What are the signs of Elder Abuse?
About 1 in 10 Americans over age 60 have experienced some form of elder abuse, according to the National Council on Aging.
Elder abuse can take many forms, including physical, emotional, sexual and verbal abuse, or exploitation, neglect and abandonment at the hands of caregivers. Caregivers may be those attending to an elderly person in an assisted living facility or nursing home, but may also be the victim’s children, spouses or other family members.
As few as 1 in 14 cases of abuse are reported, according to a study published by the National Research Council, though Adult Protective Services agency data shows more people are reporting abuse.

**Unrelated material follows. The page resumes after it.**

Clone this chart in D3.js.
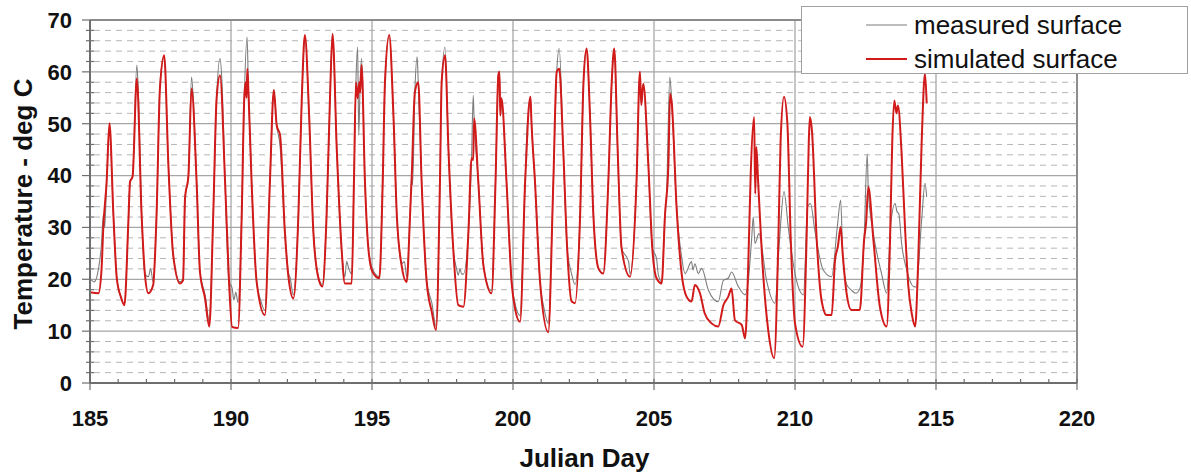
<!DOCTYPE html>
<html>
<head>
<meta charset="utf-8">
<script src="https://cdn.jsdelivr.net/npm/d3@7"></script>
<style>
  body { margin: 0; background: #fff; }
  svg text { font-family: "Liberation Sans", Arial, sans-serif; }
  .tick-label { font-size: 22px; font-weight: bold; fill: #111; }
  .axis-title { font-size: 26px; font-weight: bold; fill: #111; }
  .legend-text { font-size: 26px; fill: #111; }
</style>
</head>
<body>
<script>
// x ticks, y ticks and legend labels
var xTicks = [185, 190, 195, 200, 205, 210, 215, 220];
var yTicks = [0, 10, 20, 30, 40, 50, 60, 70];
var seriesNames = ["measured surface", "simulated surface"];

// measured surface temperature [julian day, deg C]
var measured = [
  [185.00,20.2],[185.15,19.5],[185.30,22],[185.41,27],[185.47,32.4],[185.52,30],[185.59,38.8],[185.69,49.5],
  [185.83,32.4],[185.95,20.2],[186.10,16.5],[186.22,15.2],[186.36,31],[186.42,38.8],[186.51,39.8],[186.66,61.3],
  [186.70,58],[186.83,32.4],[186.95,21],[187.07,20.5],[187.15,22],[187.24,19.5],[187.36,32.4],[187.48,57.5],
  [187.63,63],[187.78,42],[187.95,24.7],[188.19,19.5],[188.30,20],[188.37,35.6],[188.49,40],[188.60,59],
  [188.66,55],[188.78,38.8],[188.90,21.4],[189.08,17],[189.23,12],[189.37,32.4],[189.49,54.9],[189.61,62.6],
  [189.68,58],[189.79,38.8],[189.93,19.5],[190.04,18.3],[190.10,16],[190.17,17.5],[190.25,15.5],[190.38,32.4],
  [190.47,54.9],[190.57,66.7],[190.62,56],[190.73,38.8],[190.91,19.5],[191.05,16],[191.20,14],[191.38,38.8],
  [191.52,56.5],[191.62,49.7],[191.74,45.7],[191.91,29.2],[192.03,21.5],[192.10,20.2],[192.21,17],[192.39,32.4],
  [192.51,54.9],[192.62,67],[192.77,51.6],[192.92,29.2],[193.10,20.5],[193.24,19],[193.39,32.4],[193.51,54.9],
  [193.60,67.5],[193.75,45.2],[193.92,26],[194.04,20.5],[194.10,23.4],[194.18,22],[194.28,21],[194.36,38.8],
  [194.43,58],[194.49,64.8],[194.53,47.8],[194.58,58],[194.63,62.6],[194.75,38.8],[194.87,26],[195.02,22],
  [195.26,20.5],[195.38,38.8],[195.46,58],[195.61,67],[195.76,51.6],[195.88,32.4],[196.05,23],[196.15,23.4],
  [196.23,20.5],[196.35,32.4],[196.41,40],[196.44,38.2],[196.52,56.1],[196.60,62.9],[196.64,58],[196.76,38.8],
  [196.94,19.5],[197.12,15.5],[197.27,11],[197.41,38.8],[197.47,58],[197.59,64.8],[197.71,45.2],[197.88,26],
  [198.00,22],[198.06,20.8],[198.12,22],[198.18,21],[198.24,21],[198.42,29.2],[198.53,43.3],[198.59,55.5],
  [198.62,51],[198.77,38.8],[198.95,22.7],[199.24,17.8],[199.38,38.8],[199.48,59.3],[199.52,60],[199.55,51.6],
  [199.59,54.9],[199.77,38.8],[199.95,19.5],[200.07,15.4],[200.25,13],[200.43,38.8],[200.50,49],[200.54,51.6],
  [200.62,55.2],[200.65,51],[200.78,38.8],[200.96,19.5],[201.10,14.4],[201.25,11.5],[201.43,38.8],[201.55,60],
  [201.64,64.5],[201.78,45.2],[201.92,26],[202.08,21],[202.20,19],[202.38,32.4],[202.50,58],[202.61,64.5],
  [202.73,51.6],[202.85,32.4],[203.03,22.1],[203.20,21.1],[203.38,38.8],[203.50,58],[203.59,64.5],[203.71,45.2],
  [203.85,26],[204.10,23.4],[204.15,21],[204.38,38.8],[204.50,60],[204.55,53.6],[204.62,57.7],[204.80,42],
  [204.94,26],[205.09,24],[205.15,21],[205.27,19.5],[205.39,32.4],[205.45,36.9],[205.56,59],[205.63,54],
  [205.80,34],[205.98,24.3],[206.10,21.1],[206.33,23.4],[206.38,21.8],[206.45,23],[206.57,21.1],[206.69,22.1],
  [206.93,17.9],[207.28,15.7],[207.46,19.8],[207.63,20.2],[207.75,21.4],[207.99,18.6],[208.23,17],[208.35,20],
  [208.46,27.6],[208.52,32],[208.58,26.9],[208.72,28.8],[208.99,19.8],[209.29,15.4],[209.45,27.6],[209.61,36.9],
  [209.76,30.1],[210.00,21.1],[210.30,17],[210.45,34],[210.55,34.6],[210.70,29.5],[211.00,21.8],[211.30,20.5],
  [211.50,30.1],[211.62,35.3],[211.69,25],[211.83,19],[212.00,17.9],[212.15,17.3],[212.30,18.2],[212.45,27.6],
  [212.56,44.2],[212.60,37],[212.78,28.8],[213.07,21.1],[213.25,17.3],[213.40,30.8],[213.55,34.6],[213.62,33],
  [213.68,32.7],[213.78,26.9],[213.96,21.8],[214.20,18.6],[214.30,18.5],[214.49,31.4],[214.61,38.5],[214.67,35.9]
];

// simulated surface temperature [julian day, deg C]
var simulated = [
  [185.00,17.5],[185.30,17.3],[185.41,22],[185.47,29.8],[185.59,38.8],[185.69,50.1],[185.83,32.4],[185.95,20.2],
  [186.10,16.5],[186.22,15.0],[186.36,31],[186.42,38.8],[186.51,39.8],[186.66,58.7],[186.83,32.4],[186.95,20.8],
  [187.07,17.3],[187.24,18.9],[187.36,32.4],[187.48,56.8],[187.63,63.2],[187.78,42],[187.95,24.7],[188.19,19.2],
  [188.30,19.8],[188.37,35.6],[188.49,40],[188.60,56.8],[188.78,38.8],[188.90,21.4],[189.08,16.3],[189.23,10.9],
  [189.37,32.4],[189.49,54.9],[189.61,59.3],[189.79,38.8],[189.93,19.5],[190.04,10.8],[190.25,10.6],[190.38,32.4],
  [190.47,54.9],[190.52,58],[190.55,55],[190.58,60.6],[190.62,56],[190.73,38.8],[190.91,19.5],[191.20,13.1],
  [191.38,38.8],[191.52,56.5],[191.62,49.7],[191.74,47.8],[191.91,29.2],[192.03,20.8],[192.21,16.3],[192.39,32.4],
  [192.51,54.9],[192.62,67.1],[192.77,51.6],[192.92,29.2],[193.10,20.2],[193.24,18.6],[193.39,32.4],[193.51,54.9],
  [193.60,67.3],[193.75,45.2],[193.92,26],[194.04,19.2],[194.28,19.2],[194.36,38.8],[194.43,58],[194.49,54.9],
  [194.55,58],[194.58,56],[194.63,61.3],[194.75,38.8],[194.87,26],[195.02,21.4],[195.26,20.2],[195.38,38.8],
  [195.46,58],[195.61,67.1],[195.76,51.6],[195.88,32.4],[196.05,22.7],[196.23,19.5],[196.35,32.4],[196.41,40],
  [196.52,56.1],[196.64,58],[196.76,38.8],[196.94,19.5],[197.12,13.7],[197.27,10.2],[197.41,38.8],[197.47,58],
  [197.59,63.2],[197.71,45.2],[197.88,26],[198.06,15],[198.24,14.7],[198.42,29.2],[198.53,43.3],[198.59,43],
  [198.62,51],[198.77,38.8],[198.95,22.7],[199.24,17.3],[199.38,38.8],[199.48,59.3],[199.52,60],[199.55,51.6],
  [199.59,54.9],[199.77,38.8],[199.95,19.5],[200.07,14.4],[200.25,11.8],[200.43,38.8],[200.50,47],[200.54,51.6],
  [200.62,55.2],[200.65,51],[200.78,38.8],[200.96,19.5],[201.25,9.8],[201.43,38.8],[201.55,60],[201.64,60.6],
  [201.78,45.2],[201.92,26],[202.08,15.7],[202.20,15.4],[202.38,32.4],[202.50,58],[202.61,64.5],[202.73,51.6],
  [202.85,32.4],[203.03,22.1],[203.20,21.1],[203.38,38.8],[203.50,58],[203.59,64.5],[203.71,45.2],[203.85,26],
  [204.15,20.5],[204.38,38.8],[204.50,60],[204.55,53.6],[204.62,57.7],[204.80,42],[204.94,26],[205.09,20.2],
  [205.27,19.2],[205.39,32.4],[205.51,42],[205.57,55.8],[205.63,54],[205.80,34],[205.98,21.1],[206.16,16.6],
  [206.33,15.7],[206.45,18.9],[206.63,17.3],[206.80,13.4],[207.04,11.5],[207.28,10.9],[207.46,15],[207.63,16.6],
  [207.75,18.2],[207.87,12.1],[208.11,11.2],[208.23,8.6],[208.35,24.3],[208.43,40.4],[208.55,51.3],[208.59,36.5],
  [208.63,45.5],[208.69,39.1],[208.87,21.1],[209.05,10.2],[209.26,4.8],[209.41,27.6],[209.49,46.8],[209.61,55.2],
  [209.73,50],[209.85,27.6],[210.00,11.5],[210.27,7],[210.41,27.6],[210.49,46.8],[210.53,51.3],[210.60,48.7],
  [210.77,27.6],[210.94,16],[211.12,13.1],[211.30,13.1],[211.42,23.7],[211.52,26.3],[211.62,30.1],[211.69,25],
  [211.83,17.3],[212.00,14.1],[212.30,14.1],[212.45,27.6],[212.52,30.8],[212.60,37.8],[212.78,27.6],[213.01,14.7],
  [213.25,10.9],[213.37,27.6],[213.45,46.8],[213.52,54.5],[213.60,52],[213.65,53.5],[213.78,44.3],[213.90,30.1],
  [214.02,18.6],[214.14,13.4],[214.26,10.9],[214.37,23.7],[214.49,46.2],[214.61,59.7],[214.67,53.9]
];

function display() {

    var W = 1191, H = 476;
    var left = 90, right = 1077, top = 20, bottom = 383;

    var svg = d3.select("body")
        .append("svg")
        .attr("width", W)
        .attr("height", H);

    var x = d3.scaleLinear().domain([185, 220]).range([left, right]);
    var y = d3.scaleLinear().domain([0, 70]).range([bottom, top]);

    var grid = svg.append("g").attr("class", "grid");

    // dashed minor horizontal lines every 2 deg
    var minorY = d3.range(2, 70, 2).filter(function(v) { return v % 10 !== 0; });
    grid.selectAll(".minorY")
        .data(minorY)
        .enter().append("line")
        .attr("x1", left + 4)
        .attr("x2", right - 2)
        .attr("y1", function(d) { return y(d); })
        .attr("y2", function(d) { return y(d); })
        .attr("stroke", "#b5b5b5")
        .attr("stroke-width", 1)
        .attr("stroke-dasharray", "6,5");

    // solid major horizontal lines
    grid.selectAll(".majorY")
        .data(yTicks.filter(function(v) { return v > 0 && v < 70; }))
        .enter().append("line")
        .attr("x1", left)
        .attr("x2", right)
        .attr("y1", function(d) { return y(d); })
        .attr("y2", function(d) { return y(d); })
        .attr("stroke", "#a6a6a6")
        .attr("stroke-width", 1.2);

    // vertical lines every 5 days
    grid.selectAll(".majorX")
        .data(xTicks.filter(function(v) { return v > 185 && v < 220; }))
        .enter().append("line")
        .attr("x1", function(d) { return x(d); })
        .attr("x2", function(d) { return x(d); })
        .attr("y1", top)
        .attr("y2", bottom)
        .attr("stroke", "#a0a0a0")
        .attr("stroke-width", 1.2);

    // plot frame (top and right)
    svg.append("path")
        .attr("d", "M" + left + "," + top + "H" + right + "V" + bottom)
        .attr("fill", "none")
        .attr("stroke", "#8c8c8c")
        .attr("stroke-width", 2);

    // data lines
    var line = d3.line()
        .x(function(d) { return x(d[0]); })
        .y(function(d) { return y(d[1]); })
        .curve(d3.curveMonotoneX);

    svg.append("path")
        .datum(measured)
        .attr("d", line)
        .attr("fill", "none")
        .attr("stroke", "#7d7d7d")
        .attr("stroke-width", 1.1);

    svg.append("path")
        .datum(simulated)
        .attr("d", line)
        .attr("fill", "none")
        .attr("stroke", "#d11a1a")
        .attr("stroke-width", 2);

    // axes lines
    var axisCol = "#6e6e6e";
    svg.append("line")
        .attr("x1", left).attr("x2", left)
        .attr("y1", top).attr("y2", bottom)
        .attr("stroke", axisCol).attr("stroke-width", 2);
    svg.append("line")
        .attr("x1", left).attr("x2", right)
        .attr("y1", bottom).attr("y2", bottom)
        .attr("stroke", axisCol).attr("stroke-width", 2);

    // y ticks: minor every 2, major every 10
    svg.append("g").selectAll(".yMinor")
        .data(d3.range(0, 72, 2))
        .enter().append("line")
        .attr("x1", function(d) { return d % 10 === 0 ? left - 8 : left - 4; })
        .attr("x2", function(d) { return d % 10 === 0 ? left : left + 4; })
        .attr("y1", function(d) { return y(d); })
        .attr("y2", function(d) { return y(d); })
        .attr("stroke", axisCol).attr("stroke-width", 1.2);

    // x ticks: minor every day inside, major every 5 outside
    svg.append("g").selectAll(".xMinor")
        .data(d3.range(185, 221, 1))
        .enter().append("line")
        .attr("x1", function(d) { return x(d); })
        .attr("x2", function(d) { return x(d); })
        .attr("y1", function(d) { return d % 5 === 0 ? bottom + 7 : bottom - 4; })
        .attr("y2", function(d) { return d % 5 === 0 ? bottom - 4 : bottom; })
        .attr("stroke", axisCol).attr("stroke-width", 1.2);

    // tick labels
    svg.append("g").selectAll(".yLabel")
        .data(yTicks)
        .enter().append("text")
        .attr("class", "tick-label")
        .attr("x", left - 18)
        .attr("y", function(d) { return y(d); })
        .attr("dy", "0.36em")
        .attr("text-anchor", "end")
        .text(function(d) { return d; });

    svg.append("g").selectAll(".xLabel")
        .data(xTicks)
        .enter().append("text")
        .attr("class", "tick-label")
        .attr("x", function(d) { return x(d); })
        .attr("y", 426)
        .attr("text-anchor", "middle")
        .text(function(d) { return d; });

    // axis titles
    svg.append("text")
        .attr("class", "axis-title")
        .attr("x", (left + right) / 2 + 1)
        .attr("y", 467)
        .attr("text-anchor", "middle")
        .text("Julian Day");

    svg.append("text")
        .attr("class", "axis-title")
        .attr("transform", "translate(32,204) rotate(-90)")
        .attr("text-anchor", "middle")
        .text("Temperature - deg C");

    // legend
    var legend = svg.append("g").attr("class", "legend");
    legend.append("rect")
        .attr("x", 801.5).attr("y", 6.5)
        .attr("width", 386).attr("height", 67)
        .attr("fill", "#fff")
        .attr("stroke", "#a0a0a0")
        .attr("stroke-width", 1);

    var legendCols = ["#7d7d7d", "#d11a1a"];
    var legendY = [25, 59];
    seriesNames.forEach(function(name, i) {
        legend.append("line")
            .attr("x1", 866).attr("x2", 907)
            .attr("y1", legendY[i]).attr("y2", legendY[i])
            .attr("stroke", legendCols[i])
            .attr("stroke-width", i === 0 ? 1.2 : 2);
        legend.append("text")
            .attr("class", "legend-text")
            .attr("x", 914)
            .attr("y", legendY[i] + 9)
            .text(name);
    });
}

document.addEventListener("DOMContentLoaded", function() {
    display();
});
</script>
</body>
</html>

Here are how to spot the signs of Elder Abuse and a caregiver who may be abusive.
Elder Abuse Indicators?
Whether at home or in an elder care facility, these signs may be indicators of abuse or neglect of an elderly person:
- Emotional disturbances: Appearing depressed, confused, or withdrawn. Victims may also be agitated or violent, or fearful around a particular person.
- Activity changes: Trouble sleeping, stops participating in activities he or she previously enjoyed, is isolated from family and friends.
- Physical signs: Unexplained weight loss, unwashed hair or dirty clothes, bed sores, or multiple unexplained bruises, burns or other injuries in various stages of healing. Victims may also have signs of trauma like rocking back and forth, or patchy hair loss.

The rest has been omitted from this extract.